The proposed architecture was tested with different real-world data sets. The number of input attributes was between eight and 12000.
Throughout the experiment it appeared that the modular network converged for a large range of network parameters. Particularly for huge input spaces it was often very difficult to find an appropriate learning coefficient for a monolithic network, whereas convergence was no problem for the modular structure.
The time needed to train the modular network was much shorter than that for a monolithic network. In most cases it took less than half the time to train the network to a similar performance. For larger input spaces the training was up to ten times quicker (without parallel training).
For small input spaces (up to 60 attributes) the memorization and generalization performance of the modular network and a monolithic MLP were very similar on the real-world data sets.
One task was to memorize five pictures of different faces. Each gray-level pictures had a size of 75 by 90 pixels (6750 continuous input variables). The original pictures are from . After training the generalization performance was tested with distorted pictures. In Figure 5 one training picture (upper left) and some degenerations of this picture are shown.

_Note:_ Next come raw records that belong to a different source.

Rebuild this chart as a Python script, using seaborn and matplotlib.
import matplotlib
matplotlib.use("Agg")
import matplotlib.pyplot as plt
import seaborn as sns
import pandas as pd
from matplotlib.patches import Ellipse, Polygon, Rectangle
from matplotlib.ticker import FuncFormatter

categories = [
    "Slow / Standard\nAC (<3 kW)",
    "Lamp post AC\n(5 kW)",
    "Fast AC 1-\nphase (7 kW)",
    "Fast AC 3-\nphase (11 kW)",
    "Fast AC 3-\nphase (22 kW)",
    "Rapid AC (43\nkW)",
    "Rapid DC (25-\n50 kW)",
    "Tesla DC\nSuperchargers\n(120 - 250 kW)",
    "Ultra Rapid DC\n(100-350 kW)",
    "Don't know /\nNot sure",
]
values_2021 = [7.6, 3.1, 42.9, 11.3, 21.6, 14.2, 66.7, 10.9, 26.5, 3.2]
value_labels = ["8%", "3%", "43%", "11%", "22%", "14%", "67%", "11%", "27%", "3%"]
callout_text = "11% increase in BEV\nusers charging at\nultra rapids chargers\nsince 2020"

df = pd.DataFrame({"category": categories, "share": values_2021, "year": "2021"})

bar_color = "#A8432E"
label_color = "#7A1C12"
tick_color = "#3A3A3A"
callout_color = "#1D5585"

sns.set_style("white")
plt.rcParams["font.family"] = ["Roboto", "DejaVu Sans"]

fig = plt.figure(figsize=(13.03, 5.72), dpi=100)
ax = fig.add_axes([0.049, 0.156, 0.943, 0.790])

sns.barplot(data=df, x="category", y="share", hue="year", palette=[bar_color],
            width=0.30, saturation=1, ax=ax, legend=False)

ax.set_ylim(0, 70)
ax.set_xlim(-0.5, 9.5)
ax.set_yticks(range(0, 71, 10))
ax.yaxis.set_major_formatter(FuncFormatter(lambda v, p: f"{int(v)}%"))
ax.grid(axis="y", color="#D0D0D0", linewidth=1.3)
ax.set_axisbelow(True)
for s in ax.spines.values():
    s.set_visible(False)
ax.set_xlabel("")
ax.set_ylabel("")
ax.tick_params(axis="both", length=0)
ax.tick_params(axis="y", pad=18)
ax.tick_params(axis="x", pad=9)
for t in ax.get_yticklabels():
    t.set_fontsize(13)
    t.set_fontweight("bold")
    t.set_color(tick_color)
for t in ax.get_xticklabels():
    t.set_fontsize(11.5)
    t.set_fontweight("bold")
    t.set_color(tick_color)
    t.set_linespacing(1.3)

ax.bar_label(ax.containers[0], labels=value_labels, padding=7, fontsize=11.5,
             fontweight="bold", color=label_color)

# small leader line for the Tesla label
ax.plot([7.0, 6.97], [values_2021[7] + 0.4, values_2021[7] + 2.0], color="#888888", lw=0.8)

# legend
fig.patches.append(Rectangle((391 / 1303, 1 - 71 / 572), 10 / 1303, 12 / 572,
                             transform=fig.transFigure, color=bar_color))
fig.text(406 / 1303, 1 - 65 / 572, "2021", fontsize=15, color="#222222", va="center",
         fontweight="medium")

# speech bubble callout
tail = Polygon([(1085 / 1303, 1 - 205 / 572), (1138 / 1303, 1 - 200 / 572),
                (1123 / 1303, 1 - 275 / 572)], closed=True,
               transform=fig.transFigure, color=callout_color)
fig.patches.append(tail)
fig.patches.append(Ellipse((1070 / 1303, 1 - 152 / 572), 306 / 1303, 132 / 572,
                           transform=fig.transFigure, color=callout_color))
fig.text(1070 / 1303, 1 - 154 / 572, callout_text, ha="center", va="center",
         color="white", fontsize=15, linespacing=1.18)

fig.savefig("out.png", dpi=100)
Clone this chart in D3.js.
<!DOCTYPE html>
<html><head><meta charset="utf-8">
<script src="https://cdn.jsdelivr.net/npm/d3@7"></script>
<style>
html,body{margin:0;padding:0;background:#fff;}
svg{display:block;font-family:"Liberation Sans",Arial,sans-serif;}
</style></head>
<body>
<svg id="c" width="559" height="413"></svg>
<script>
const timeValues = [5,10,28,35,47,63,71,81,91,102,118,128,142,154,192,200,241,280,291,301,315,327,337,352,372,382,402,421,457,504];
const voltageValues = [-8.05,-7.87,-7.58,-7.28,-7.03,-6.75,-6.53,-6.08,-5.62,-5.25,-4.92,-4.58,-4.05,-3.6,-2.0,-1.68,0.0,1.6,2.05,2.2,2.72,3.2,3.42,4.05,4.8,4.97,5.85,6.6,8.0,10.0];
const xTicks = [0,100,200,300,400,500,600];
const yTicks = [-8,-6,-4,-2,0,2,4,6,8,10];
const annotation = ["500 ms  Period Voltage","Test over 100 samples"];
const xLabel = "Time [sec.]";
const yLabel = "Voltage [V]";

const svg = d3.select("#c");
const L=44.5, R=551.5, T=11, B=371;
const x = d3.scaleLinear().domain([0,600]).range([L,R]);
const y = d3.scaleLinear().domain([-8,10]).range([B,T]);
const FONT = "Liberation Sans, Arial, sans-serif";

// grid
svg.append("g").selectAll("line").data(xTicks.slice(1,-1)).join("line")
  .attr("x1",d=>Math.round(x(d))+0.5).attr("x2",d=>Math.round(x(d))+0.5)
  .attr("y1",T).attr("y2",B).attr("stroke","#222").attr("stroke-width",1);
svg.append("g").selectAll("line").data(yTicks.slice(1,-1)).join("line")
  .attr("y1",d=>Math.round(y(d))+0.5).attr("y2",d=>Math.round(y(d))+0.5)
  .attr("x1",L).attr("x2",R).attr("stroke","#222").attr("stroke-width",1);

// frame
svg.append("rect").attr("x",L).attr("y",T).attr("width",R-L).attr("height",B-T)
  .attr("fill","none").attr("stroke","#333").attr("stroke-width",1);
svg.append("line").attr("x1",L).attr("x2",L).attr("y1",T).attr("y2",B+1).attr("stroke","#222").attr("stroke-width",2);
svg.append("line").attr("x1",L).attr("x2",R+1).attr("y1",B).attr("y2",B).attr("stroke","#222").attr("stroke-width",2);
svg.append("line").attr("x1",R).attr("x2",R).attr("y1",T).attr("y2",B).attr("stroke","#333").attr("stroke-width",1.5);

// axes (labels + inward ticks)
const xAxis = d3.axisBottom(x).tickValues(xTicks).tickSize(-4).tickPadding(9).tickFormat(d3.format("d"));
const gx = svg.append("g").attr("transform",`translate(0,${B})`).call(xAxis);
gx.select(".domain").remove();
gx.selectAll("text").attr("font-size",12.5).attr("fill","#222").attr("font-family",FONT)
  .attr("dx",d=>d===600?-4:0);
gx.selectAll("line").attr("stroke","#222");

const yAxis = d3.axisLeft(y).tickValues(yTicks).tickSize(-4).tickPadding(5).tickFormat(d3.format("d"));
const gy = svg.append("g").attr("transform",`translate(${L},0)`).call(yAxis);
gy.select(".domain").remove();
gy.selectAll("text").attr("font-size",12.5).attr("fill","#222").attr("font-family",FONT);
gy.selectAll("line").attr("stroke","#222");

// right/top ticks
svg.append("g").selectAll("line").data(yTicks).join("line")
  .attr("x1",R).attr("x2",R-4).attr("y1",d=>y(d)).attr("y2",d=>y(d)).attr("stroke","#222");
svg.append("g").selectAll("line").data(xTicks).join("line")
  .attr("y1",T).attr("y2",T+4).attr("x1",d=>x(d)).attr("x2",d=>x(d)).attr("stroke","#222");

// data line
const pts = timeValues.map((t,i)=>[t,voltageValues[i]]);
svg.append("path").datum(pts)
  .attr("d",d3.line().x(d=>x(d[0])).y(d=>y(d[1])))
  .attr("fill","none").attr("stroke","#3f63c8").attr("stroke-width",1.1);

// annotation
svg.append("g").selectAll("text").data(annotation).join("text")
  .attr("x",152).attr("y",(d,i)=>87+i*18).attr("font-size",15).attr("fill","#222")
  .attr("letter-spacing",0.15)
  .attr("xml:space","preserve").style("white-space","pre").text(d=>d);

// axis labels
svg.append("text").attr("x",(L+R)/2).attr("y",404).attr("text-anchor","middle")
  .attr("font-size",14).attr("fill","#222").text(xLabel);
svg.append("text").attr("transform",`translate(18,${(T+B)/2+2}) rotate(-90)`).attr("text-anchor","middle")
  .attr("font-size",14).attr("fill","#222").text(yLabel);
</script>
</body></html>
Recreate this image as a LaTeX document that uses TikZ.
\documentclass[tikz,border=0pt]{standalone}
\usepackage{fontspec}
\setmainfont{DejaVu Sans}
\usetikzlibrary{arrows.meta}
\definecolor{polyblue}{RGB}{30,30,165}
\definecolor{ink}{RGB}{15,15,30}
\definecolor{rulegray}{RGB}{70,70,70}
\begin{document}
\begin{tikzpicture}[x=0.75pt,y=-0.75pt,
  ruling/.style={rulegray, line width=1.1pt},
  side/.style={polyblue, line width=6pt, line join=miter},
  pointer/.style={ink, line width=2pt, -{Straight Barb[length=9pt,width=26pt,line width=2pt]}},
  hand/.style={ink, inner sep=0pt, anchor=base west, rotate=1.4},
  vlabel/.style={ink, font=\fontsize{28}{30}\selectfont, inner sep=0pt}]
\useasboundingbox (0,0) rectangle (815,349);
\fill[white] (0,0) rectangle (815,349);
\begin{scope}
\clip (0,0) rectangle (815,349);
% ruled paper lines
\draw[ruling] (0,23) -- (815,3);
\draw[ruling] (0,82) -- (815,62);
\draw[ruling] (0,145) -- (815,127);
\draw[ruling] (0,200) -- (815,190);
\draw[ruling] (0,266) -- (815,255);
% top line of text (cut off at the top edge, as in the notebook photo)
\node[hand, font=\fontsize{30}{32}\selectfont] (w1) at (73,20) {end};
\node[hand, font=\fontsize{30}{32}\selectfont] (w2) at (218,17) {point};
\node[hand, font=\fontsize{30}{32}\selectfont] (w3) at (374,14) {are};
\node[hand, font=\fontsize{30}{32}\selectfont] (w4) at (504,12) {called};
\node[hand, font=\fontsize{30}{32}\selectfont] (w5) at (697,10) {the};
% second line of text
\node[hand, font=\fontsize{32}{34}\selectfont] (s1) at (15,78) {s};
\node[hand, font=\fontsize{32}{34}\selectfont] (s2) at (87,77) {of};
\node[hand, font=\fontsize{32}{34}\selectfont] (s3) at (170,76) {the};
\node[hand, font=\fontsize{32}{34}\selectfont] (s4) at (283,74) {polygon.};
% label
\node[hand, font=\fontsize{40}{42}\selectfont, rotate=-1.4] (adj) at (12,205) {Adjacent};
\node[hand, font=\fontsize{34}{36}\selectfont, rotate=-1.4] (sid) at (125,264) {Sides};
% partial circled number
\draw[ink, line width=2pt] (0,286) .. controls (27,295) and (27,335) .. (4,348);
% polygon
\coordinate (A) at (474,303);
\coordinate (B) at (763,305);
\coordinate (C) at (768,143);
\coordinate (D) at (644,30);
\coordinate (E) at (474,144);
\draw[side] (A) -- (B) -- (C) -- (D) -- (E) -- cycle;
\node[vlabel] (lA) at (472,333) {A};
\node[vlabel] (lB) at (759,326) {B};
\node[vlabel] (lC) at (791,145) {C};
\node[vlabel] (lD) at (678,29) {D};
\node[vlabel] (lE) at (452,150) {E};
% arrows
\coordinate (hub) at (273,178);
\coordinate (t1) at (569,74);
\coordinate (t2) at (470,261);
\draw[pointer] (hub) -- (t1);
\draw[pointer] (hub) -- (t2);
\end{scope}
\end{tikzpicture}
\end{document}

Figure 5: Original and Distorted Pictures.
Figure 6: Examples of Noisy Test Pictures.
The modular network had a much higher recognition rate on the manually distorted pictures.
Another comparison was made on the ability to recognize noisy inputs. The noise on the pictures was generated randomly. In Figure 6 pictures with different noise-levels are shown. The modular network could recognize pictures with a significant higher noise-level than the single MLP; the results are shown in Figure 7.
Figure 7: The Performance on Noisy Inputs.
From the above experiments it can be seen that the modular network has superior generalization abilities on high dimensional input vectors.